(begin)
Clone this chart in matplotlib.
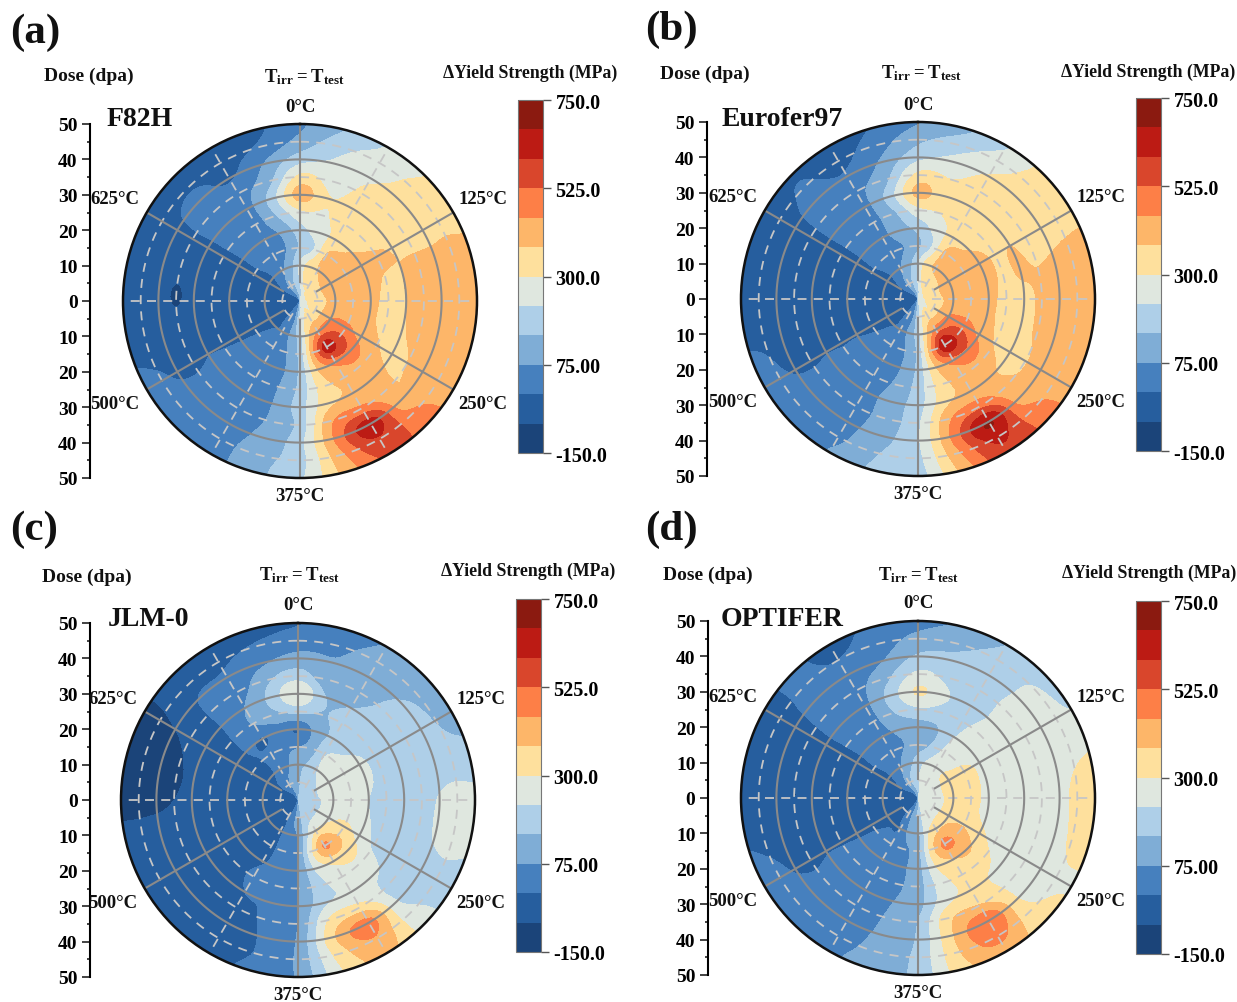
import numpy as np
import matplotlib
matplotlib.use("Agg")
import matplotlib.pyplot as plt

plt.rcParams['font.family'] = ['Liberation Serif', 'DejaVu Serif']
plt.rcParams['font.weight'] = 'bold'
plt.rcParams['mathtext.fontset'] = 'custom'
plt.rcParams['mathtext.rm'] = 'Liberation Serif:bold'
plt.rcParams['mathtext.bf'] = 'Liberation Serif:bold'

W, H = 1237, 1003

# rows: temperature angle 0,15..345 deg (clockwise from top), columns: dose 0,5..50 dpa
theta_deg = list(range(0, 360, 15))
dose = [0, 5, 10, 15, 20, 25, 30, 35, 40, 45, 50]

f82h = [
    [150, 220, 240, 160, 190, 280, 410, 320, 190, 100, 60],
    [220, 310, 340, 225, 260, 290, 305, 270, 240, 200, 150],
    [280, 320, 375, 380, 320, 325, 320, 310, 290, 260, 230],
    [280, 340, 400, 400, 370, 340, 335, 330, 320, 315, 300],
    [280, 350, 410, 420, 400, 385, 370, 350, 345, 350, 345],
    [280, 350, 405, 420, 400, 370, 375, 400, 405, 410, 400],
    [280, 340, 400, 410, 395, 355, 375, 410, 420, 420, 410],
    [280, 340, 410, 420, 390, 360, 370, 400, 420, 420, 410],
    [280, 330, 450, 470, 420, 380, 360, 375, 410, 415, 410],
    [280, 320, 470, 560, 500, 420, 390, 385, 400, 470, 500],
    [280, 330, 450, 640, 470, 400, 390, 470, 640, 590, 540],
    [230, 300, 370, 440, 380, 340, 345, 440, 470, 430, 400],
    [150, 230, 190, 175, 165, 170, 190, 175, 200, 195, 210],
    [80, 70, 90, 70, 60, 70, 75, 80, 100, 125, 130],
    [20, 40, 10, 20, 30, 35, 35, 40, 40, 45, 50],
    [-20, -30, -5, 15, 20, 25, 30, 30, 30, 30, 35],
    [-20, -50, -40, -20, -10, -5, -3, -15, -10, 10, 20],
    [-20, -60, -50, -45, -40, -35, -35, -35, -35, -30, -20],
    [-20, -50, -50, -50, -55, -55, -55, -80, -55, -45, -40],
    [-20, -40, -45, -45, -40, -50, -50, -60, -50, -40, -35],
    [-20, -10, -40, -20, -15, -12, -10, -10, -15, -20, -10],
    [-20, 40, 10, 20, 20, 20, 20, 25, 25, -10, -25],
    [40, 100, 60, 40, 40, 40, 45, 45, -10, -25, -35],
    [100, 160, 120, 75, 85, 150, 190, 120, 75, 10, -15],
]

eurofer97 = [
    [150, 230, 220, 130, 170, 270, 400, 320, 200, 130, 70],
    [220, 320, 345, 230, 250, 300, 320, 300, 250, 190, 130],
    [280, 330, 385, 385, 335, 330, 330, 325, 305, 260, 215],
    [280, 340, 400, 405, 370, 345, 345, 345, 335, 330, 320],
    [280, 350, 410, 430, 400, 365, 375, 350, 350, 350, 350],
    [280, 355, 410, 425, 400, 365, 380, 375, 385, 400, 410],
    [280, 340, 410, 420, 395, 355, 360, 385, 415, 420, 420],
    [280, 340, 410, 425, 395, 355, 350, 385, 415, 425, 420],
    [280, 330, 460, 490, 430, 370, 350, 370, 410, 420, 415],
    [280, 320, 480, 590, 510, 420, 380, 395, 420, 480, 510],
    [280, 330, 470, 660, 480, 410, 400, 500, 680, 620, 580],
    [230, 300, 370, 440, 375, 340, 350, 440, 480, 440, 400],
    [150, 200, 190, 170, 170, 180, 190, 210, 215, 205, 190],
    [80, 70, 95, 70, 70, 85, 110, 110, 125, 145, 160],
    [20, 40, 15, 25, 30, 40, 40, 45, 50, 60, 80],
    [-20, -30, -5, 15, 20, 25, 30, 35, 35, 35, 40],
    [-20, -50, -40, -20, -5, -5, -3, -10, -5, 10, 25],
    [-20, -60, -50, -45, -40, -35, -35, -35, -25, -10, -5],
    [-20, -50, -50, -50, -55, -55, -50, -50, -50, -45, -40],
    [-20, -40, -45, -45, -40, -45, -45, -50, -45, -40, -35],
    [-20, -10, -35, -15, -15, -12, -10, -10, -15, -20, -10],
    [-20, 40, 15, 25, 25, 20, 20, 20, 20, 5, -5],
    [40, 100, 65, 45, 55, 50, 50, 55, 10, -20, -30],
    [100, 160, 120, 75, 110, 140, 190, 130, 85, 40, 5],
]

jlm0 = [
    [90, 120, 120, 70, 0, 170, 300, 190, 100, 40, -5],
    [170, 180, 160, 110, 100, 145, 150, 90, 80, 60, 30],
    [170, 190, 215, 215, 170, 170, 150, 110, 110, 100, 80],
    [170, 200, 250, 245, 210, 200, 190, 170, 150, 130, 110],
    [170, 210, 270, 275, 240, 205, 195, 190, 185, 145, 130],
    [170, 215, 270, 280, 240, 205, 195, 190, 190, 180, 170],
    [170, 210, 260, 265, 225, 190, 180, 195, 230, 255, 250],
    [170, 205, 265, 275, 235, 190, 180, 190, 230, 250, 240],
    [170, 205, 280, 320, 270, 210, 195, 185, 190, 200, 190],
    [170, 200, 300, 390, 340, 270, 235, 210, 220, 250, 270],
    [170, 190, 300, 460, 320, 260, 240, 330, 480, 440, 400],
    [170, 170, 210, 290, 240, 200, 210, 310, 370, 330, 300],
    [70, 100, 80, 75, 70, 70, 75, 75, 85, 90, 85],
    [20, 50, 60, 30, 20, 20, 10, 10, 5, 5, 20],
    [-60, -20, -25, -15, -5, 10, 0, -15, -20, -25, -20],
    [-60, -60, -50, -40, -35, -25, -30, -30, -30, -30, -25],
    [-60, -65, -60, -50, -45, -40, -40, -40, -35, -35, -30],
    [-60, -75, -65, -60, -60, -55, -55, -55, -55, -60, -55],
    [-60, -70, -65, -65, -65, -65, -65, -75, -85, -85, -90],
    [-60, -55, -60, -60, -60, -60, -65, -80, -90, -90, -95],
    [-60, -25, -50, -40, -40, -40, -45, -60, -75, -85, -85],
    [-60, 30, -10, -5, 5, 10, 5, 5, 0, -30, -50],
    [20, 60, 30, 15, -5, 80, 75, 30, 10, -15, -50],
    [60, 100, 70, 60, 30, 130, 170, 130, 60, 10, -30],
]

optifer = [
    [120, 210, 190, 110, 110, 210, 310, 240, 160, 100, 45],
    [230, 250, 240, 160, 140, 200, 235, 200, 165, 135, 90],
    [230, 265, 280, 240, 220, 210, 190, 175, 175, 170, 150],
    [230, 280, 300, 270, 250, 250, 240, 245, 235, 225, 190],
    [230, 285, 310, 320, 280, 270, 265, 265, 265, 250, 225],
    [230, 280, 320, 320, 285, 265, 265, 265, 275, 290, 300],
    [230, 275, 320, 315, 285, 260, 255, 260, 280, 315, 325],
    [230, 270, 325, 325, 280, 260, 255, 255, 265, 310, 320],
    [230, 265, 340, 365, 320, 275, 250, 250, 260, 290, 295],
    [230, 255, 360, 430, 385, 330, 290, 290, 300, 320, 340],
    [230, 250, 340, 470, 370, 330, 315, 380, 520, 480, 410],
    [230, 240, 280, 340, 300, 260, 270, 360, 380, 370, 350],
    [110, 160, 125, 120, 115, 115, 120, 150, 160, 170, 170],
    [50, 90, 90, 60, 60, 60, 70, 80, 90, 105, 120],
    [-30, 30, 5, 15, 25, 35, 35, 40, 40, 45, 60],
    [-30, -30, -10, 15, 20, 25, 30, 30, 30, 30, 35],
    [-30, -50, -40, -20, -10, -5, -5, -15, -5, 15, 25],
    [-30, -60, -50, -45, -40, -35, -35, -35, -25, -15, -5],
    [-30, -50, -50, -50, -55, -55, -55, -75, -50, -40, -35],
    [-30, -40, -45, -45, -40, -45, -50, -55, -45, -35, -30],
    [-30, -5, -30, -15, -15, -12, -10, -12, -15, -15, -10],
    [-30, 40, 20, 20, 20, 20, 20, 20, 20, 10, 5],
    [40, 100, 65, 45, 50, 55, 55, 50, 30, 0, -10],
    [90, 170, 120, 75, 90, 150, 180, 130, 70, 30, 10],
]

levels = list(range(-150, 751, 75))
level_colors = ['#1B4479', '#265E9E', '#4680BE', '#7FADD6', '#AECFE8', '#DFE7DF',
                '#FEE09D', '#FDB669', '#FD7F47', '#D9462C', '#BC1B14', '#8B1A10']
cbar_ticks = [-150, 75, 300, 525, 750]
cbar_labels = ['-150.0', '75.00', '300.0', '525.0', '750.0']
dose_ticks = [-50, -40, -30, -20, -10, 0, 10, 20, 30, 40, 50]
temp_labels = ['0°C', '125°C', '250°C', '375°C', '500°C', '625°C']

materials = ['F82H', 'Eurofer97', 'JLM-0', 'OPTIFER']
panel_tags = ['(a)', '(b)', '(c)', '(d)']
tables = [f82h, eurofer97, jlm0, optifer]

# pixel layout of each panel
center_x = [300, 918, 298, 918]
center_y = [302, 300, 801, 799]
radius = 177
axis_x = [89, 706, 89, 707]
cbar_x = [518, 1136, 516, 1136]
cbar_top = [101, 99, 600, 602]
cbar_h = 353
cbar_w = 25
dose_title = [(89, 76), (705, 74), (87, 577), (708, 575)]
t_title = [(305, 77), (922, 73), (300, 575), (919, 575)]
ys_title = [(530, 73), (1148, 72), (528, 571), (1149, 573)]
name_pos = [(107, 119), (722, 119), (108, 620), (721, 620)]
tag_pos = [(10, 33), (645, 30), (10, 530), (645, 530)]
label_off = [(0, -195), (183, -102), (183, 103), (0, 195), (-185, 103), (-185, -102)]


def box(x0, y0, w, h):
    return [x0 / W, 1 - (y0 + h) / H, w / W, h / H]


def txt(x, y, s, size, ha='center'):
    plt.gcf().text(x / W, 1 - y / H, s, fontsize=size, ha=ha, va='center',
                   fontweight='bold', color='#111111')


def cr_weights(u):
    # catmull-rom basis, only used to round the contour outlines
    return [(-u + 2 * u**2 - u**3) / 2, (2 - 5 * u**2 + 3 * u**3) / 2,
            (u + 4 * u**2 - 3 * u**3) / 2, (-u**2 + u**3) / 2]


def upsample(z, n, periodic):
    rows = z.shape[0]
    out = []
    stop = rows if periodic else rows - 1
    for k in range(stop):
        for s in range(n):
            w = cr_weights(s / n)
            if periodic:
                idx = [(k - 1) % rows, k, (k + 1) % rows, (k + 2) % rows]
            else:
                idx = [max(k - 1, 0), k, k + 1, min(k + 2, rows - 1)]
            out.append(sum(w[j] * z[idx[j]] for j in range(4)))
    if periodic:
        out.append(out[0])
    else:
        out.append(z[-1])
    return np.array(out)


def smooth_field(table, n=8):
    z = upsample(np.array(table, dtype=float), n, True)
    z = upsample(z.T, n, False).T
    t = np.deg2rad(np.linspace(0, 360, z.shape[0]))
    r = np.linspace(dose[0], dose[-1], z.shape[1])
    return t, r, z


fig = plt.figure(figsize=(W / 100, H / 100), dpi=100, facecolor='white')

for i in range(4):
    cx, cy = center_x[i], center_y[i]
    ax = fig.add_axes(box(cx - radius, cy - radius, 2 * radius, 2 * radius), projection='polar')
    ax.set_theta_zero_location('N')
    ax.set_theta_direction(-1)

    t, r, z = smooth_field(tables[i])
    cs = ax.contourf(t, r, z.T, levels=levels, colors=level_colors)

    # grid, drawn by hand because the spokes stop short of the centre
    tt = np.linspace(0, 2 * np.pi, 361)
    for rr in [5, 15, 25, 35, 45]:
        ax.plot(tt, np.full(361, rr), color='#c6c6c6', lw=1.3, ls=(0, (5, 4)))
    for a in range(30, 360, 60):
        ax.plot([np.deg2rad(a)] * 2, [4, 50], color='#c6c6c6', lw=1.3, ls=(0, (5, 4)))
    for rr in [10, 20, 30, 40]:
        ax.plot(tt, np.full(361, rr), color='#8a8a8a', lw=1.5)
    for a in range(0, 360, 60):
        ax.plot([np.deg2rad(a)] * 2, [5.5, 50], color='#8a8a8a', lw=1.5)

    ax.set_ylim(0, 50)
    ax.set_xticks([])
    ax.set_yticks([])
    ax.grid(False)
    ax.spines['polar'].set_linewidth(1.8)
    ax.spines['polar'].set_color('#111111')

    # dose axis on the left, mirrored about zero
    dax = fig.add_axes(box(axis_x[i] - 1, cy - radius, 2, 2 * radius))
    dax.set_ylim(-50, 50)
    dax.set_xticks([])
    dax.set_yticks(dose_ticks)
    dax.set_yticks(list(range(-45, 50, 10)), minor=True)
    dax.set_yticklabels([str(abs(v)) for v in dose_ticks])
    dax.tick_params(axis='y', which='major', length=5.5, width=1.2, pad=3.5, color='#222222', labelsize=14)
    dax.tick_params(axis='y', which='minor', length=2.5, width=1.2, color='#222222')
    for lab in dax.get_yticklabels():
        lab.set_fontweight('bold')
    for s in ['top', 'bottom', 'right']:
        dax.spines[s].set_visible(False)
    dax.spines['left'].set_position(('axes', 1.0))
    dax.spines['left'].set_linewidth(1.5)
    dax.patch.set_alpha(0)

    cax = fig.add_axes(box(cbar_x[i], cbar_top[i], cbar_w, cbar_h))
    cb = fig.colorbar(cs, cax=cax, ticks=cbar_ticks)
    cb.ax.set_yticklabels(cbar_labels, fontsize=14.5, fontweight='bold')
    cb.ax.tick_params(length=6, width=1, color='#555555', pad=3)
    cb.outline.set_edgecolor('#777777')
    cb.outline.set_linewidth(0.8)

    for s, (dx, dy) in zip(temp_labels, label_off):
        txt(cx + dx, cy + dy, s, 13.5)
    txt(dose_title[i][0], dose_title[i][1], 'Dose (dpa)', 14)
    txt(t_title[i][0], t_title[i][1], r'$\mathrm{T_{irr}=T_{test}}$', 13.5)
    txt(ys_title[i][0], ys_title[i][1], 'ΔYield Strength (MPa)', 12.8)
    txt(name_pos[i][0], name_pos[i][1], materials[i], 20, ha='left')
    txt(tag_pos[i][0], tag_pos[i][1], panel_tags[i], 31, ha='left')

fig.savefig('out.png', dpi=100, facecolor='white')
(end)
__TASK STATEMENT__: Repeat, with no pictures, each line from the beginning of the data through the line containing "W, H = 1237, 1003", inclusive.

__OUTPUT OF THE TASK__:
Clone this chart in matplotlib.
import numpy as np
import matplotlib
matplotlib.use("Agg")
import matplotlib.pyplot as plt

plt.rcParams['font.family'] = ['Liberation Serif', 'DejaVu Serif']
plt.rcParams['font.weight'] = 'bold'
plt.rcParams['mathtext.fontset'] = 'custom'
plt.rcParams['mathtext.rm'] = 'Liberation Serif:bold'
plt.rcParams['mathtext.bf'] = 'Liberation Serif:bold'

W, H = 1237, 1003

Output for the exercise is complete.